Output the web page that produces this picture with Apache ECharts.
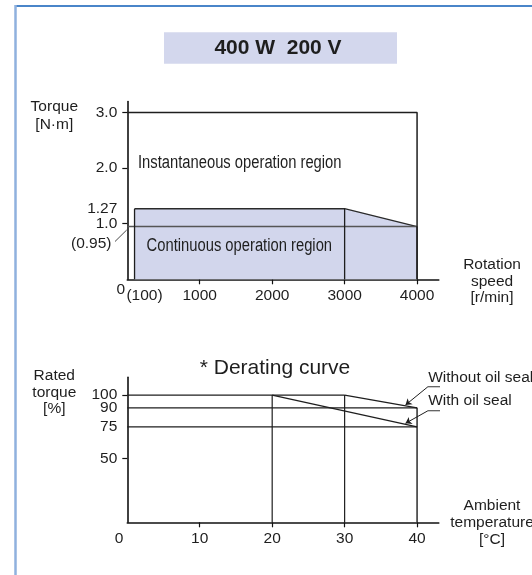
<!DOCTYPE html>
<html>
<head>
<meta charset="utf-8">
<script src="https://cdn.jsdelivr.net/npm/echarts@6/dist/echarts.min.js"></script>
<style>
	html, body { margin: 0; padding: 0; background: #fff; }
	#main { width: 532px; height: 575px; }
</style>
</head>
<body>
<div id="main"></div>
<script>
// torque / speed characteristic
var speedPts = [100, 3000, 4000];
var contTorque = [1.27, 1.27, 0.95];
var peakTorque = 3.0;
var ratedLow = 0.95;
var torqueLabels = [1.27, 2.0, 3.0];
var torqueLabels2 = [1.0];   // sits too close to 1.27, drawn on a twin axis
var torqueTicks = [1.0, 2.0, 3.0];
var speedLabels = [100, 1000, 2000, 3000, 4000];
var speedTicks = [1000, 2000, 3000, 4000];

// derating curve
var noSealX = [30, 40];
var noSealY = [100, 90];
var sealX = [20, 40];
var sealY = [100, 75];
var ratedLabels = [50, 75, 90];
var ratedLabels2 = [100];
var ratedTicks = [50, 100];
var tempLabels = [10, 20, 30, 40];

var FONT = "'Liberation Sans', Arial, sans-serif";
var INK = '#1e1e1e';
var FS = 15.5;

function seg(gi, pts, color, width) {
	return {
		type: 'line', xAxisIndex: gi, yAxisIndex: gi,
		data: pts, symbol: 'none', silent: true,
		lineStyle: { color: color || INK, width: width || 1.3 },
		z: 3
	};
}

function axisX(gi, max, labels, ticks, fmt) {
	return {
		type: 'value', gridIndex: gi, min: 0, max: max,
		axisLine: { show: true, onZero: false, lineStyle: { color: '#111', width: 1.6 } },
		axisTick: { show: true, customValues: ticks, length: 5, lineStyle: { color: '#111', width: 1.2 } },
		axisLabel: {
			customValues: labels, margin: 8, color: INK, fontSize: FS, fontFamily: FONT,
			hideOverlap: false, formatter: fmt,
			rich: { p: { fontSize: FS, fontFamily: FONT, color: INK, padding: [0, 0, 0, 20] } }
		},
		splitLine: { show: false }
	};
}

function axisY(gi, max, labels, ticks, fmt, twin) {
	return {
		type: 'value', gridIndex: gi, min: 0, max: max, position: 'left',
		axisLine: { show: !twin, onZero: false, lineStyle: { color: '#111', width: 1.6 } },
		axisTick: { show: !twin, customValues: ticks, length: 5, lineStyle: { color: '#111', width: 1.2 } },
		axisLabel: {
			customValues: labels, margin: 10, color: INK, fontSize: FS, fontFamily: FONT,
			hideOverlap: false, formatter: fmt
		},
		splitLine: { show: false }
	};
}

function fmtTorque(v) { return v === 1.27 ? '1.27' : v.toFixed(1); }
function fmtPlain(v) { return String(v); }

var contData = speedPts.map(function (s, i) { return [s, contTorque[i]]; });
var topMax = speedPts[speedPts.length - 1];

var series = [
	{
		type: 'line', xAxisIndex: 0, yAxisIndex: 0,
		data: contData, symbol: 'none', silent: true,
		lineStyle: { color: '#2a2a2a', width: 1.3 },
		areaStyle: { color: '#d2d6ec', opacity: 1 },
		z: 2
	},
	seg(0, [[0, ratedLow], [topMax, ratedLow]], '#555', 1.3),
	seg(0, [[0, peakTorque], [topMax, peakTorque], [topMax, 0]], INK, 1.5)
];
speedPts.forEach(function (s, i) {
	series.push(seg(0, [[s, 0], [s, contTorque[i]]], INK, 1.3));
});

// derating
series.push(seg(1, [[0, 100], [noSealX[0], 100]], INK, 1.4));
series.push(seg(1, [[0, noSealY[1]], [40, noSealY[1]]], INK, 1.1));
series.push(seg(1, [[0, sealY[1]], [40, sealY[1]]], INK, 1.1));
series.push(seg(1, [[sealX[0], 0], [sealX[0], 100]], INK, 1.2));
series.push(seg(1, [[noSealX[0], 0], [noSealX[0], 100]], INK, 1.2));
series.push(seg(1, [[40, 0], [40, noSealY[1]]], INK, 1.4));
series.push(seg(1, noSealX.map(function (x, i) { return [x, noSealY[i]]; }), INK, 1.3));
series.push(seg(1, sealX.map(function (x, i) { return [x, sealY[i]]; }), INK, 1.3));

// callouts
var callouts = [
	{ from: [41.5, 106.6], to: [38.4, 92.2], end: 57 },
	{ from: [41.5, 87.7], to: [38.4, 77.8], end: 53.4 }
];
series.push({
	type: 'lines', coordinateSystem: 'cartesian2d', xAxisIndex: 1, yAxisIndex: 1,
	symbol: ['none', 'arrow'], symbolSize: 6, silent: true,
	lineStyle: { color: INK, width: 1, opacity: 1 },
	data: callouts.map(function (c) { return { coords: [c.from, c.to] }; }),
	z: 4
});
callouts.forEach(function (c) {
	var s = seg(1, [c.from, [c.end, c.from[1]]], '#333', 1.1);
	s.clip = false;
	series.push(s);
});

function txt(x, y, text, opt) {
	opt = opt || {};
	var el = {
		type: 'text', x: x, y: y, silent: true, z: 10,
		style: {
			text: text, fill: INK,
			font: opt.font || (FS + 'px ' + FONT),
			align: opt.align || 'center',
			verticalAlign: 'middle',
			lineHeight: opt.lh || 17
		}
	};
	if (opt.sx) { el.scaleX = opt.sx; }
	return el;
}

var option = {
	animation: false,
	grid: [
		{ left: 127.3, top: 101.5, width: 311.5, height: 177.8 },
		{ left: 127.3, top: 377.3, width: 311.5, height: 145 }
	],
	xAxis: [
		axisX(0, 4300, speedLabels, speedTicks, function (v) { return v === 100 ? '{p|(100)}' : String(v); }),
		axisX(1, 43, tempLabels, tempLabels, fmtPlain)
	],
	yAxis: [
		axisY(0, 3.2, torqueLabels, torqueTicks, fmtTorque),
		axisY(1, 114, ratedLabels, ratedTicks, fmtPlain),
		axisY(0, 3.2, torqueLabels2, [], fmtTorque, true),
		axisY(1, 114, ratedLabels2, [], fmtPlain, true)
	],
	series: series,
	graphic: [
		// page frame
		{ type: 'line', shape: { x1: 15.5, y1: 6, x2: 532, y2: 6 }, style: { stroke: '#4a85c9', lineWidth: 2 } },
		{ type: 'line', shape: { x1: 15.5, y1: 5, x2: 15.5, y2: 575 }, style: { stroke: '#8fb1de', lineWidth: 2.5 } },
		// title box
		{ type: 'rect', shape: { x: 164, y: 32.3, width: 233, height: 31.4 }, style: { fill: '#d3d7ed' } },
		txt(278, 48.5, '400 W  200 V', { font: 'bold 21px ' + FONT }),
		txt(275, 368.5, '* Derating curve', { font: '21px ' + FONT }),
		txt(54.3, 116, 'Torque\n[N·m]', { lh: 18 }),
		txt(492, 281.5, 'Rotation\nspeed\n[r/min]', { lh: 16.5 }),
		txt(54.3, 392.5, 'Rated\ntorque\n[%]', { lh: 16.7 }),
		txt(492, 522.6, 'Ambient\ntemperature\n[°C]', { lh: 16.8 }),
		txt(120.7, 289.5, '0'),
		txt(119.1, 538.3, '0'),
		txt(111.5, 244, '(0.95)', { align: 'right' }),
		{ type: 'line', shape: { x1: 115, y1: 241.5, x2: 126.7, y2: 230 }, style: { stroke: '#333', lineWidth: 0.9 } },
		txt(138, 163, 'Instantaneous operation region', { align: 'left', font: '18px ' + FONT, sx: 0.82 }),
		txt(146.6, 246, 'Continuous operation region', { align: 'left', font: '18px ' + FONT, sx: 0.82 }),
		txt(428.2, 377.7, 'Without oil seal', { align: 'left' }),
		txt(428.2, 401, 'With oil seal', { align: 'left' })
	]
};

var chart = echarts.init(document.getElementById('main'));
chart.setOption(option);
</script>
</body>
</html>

..........

Leave out the pictures and print every line of the data exactly.

▸ Output for this task:
Output the web page that produces this picture with Apache ECharts.
<!DOCTYPE html>
<html>
<head>
<meta charset="utf-8">
<script src="https://cdn.jsdelivr.net/npm/echarts@6/dist/echarts.min.js"></script>
<style>
	html, body { margin: 0; padding: 0; background: #fff; }
	#main { width: 532px; height: 575px; }
</style>
</head>
<body>
<div id="main"></div>
<script>
// torque / speed characteristic
var speedPts = [100, 3000, 4000];
var contTorque = [1.27, 1.27, 0.95];
var peakTorque = 3.0;
var ratedLow = 0.95;
var torqueLabels = [1.27, 2.0, 3.0];
var torqueLabels2 = [1.0];   // sits too close to 1.27, drawn on a twin axis
var torqueTicks = [1.0, 2.0, 3.0];
var speedLabels = [100, 1000, 2000, 3000, 4000];
var speedTicks = [1000, 2000, 3000, 4000];

// derating curve
var noSealX = [30, 40];
var noSealY = [100, 90];
var sealX = [20, 40];
var sealY = [100, 75];
var ratedLabels = [50, 75, 90];
var ratedLabels2 = [100];
var ratedTicks = [50, 100];
var tempLabels = [10, 20, 30, 40];

var FONT = "'Liberation Sans', Arial, sans-serif";
var INK = '#1e1e1e';
var FS = 15.5;

function seg(gi, pts, color, width) {
	return {
		type: 'line', xAxisIndex: gi, yAxisIndex: gi,
		data: pts, symbol: 'none', silent: true,
		lineStyle: { color: color || INK, width: width || 1.3 },
		z: 3
	};
}

function axisX(gi, max, labels, ticks, fmt) {
	return {
		type: 'value', gridIndex: gi, min: 0, max: max,
		axisLine: { show: true, onZero: false, lineStyle: { color: '#111', width: 1.6 } },
		axisTick: { show: true, customValues: ticks, length: 5, lineStyle: { color: '#111', width: 1.2 } },
		axisLabel: {
			customValues: labels, margin: 8, color: INK, fontSize: FS, fontFamily: FONT,
			hideOverlap: false, formatter: fmt,
			rich: { p: { fontSize: FS, fontFamily: FONT, color: INK, padding: [0, 0, 0, 20] } }
		},
		splitLine: { show: false }
	};
}

function axisY(gi, max, labels, ticks, fmt, twin) {
	return {
		type: 'value', gridIndex: gi, min: 0, max: max, position: 'left',
		axisLine: { show: !twin, onZero: false, lineStyle: { color: '#111', width: 1.6 } },
		axisTick: { show: !twin, customValues: ticks, length: 5, lineStyle: { color: '#111', width: 1.2 } },
		axisLabel: {
			customValues: labels, margin: 10, color: INK, fontSize: FS, fontFamily: FONT,
			hideOverlap: false, formatter: fmt
		},
		splitLine: { show: false }
	};
}

function fmtTorque(v) { return v === 1.27 ? '1.27' : v.toFixed(1); }
function fmtPlain(v) { return String(v); }

var contData = speedPts.map(function (s, i) { return [s, contTorque[i]]; });
var topMax = speedPts[speedPts.length - 1];

var series = [
	{
		type: 'line', xAxisIndex: 0, yAxisIndex: 0,
		data: contData, symbol: 'none', silent: true,
		lineStyle: { color: '#2a2a2a', width: 1.3 },
		areaStyle: { color: '#d2d6ec', opacity: 1 },
		z: 2
	},
	seg(0, [[0, ratedLow], [topMax, ratedLow]], '#555', 1.3),
	seg(0, [[0, peakTorque], [topMax, peakTorque], [topMax, 0]], INK, 1.5)
];
speedPts.forEach(function (s, i) {
	series.push(seg(0, [[s, 0], [s, contTorque[i]]], INK, 1.3));
});

// derating
series.push(seg(1, [[0, 100], [noSealX[0], 100]], INK, 1.4));
series.push(seg(1, [[0, noSealY[1]], [40, noSealY[1]]], INK, 1.1));
series.push(seg(1, [[0, sealY[1]], [40, sealY[1]]], INK, 1.1));
series.push(seg(1, [[sealX[0], 0], [sealX[0], 100]], INK, 1.2));
series.push(seg(1, [[noSealX[0], 0], [noSealX[0], 100]], INK, 1.2));
series.push(seg(1, [[40, 0], [40, noSealY[1]]], INK, 1.4));
series.push(seg(1, noSealX.map(function (x, i) { return [x, noSealY[i]]; }), INK, 1.3));
series.push(seg(1, sealX.map(function (x, i) { return [x, sealY[i]]; }), INK, 1.3));

// callouts
var callouts = [
	{ from: [41.5, 106.6], to: [38.4, 92.2], end: 57 },
	{ from: [41.5, 87.7], to: [38.4, 77.8], end: 53.4 }
];
series.push({
	type: 'lines', coordinateSystem: 'cartesian2d', xAxisIndex: 1, yAxisIndex: 1,
	symbol: ['none', 'arrow'], symbolSize: 6, silent: true,
	lineStyle: { color: INK, width: 1, opacity: 1 },
	data: callouts.map(function (c) { return { coords: [c.from, c.to] }; }),
	z: 4
});
callouts.forEach(function (c) {
	var s = seg(1, [c.from, [c.end, c.from[1]]], '#333', 1.1);
	s.clip = false;
	series.push(s);
});

function txt(x, y, text, opt) {
	opt = opt || {};
	var el = {
		type: 'text', x: x, y: y, silent: true, z: 10,
		style: {
			text: text, fill: INK,
			font: opt.font || (FS + 'px ' + FONT),
			align: opt.align || 'center',
			verticalAlign: 'middle',
			lineHeight: opt.lh || 17
		}
	};
	if (opt.sx) { el.scaleX = opt.sx; }
	return el;
}

var option = {
	animation: false,
	grid: [
		{ left: 127.3, top: 101.5, width: 311.5, height: 177.8 },
		{ left: 127.3, top: 377.3, width: 311.5, height: 145 }
	],
	xAxis: [
		axisX(0, 4300, speedLabels, speedTicks, function (v) { return v === 100 ? '{p|(100)}' : String(v); }),
		axisX(1, 43, tempLabels, tempLabels, fmtPlain)
	],
	yAxis: [
		axisY(0, 3.2, torqueLabels, torqueTicks, fmtTorque),
		axisY(1, 114, ratedLabels, ratedTicks, fmtPlain),
		axisY(0, 3.2, torqueLabels2, [], fmtTorque, true),
		axisY(1, 114, ratedLabels2, [], fmtPlain, true)
	],
	series: series,
	graphic: [
		// page frame
		{ type: 'line', shape: { x1: 15.5, y1: 6, x2: 532, y2: 6 }, style: { stroke: '#4a85c9', lineWidth: 2 } },
		{ type: 'line', shape: { x1: 15.5, y1: 5, x2: 15.5, y2: 575 }, style: { stroke: '#8fb1de', lineWidth: 2.5 } },
		// title box
		{ type: 'rect', shape: { x: 164, y: 32.3, width: 233, height: 31.4 }, style: { fill: '#d3d7ed' } },
		txt(278, 48.5, '400 W  200 V', { font: 'bold 21px ' + FONT }),
		txt(275, 368.5, '* Derating curve', { font: '21px ' + FONT }),
		txt(54.3, 116, 'Torque\n[N·m]', { lh: 18 }),
		txt(492, 281.5, 'Rotation\nspeed\n[r/min]', { lh: 16.5 }),
		txt(54.3, 392.5, 'Rated\ntorque\n[%]', { lh: 16.7 }),
		txt(492, 522.6, 'Ambient\ntemperature\n[°C]', { lh: 16.8 }),
		txt(120.7, 289.5, '0'),
		txt(119.1, 538.3, '0'),
		txt(111.5, 244, '(0.95)', { align: 'right' }),
		{ type: 'line', shape: { x1: 115, y1: 241.5, x2: 126.7, y2: 230 }, style: { stroke: '#333', lineWidth: 0.9 } },
		txt(138, 163, 'Instantaneous operation region', { align: 'left', font: '18px ' + FONT, sx: 0.82 }),
		txt(146.6, 246, 'Continuous operation region', { align: 'left', font: '18px ' + FONT, sx: 0.82 }),
		txt(428.2, 377.7, 'Without oil seal', { align: 'left' }),
		txt(428.2, 401, 'With oil seal', { align: 'left' })
	]
};

var chart = echarts.init(document.getElementById('main'));
chart.setOption(option);
</script>
</body>
</html>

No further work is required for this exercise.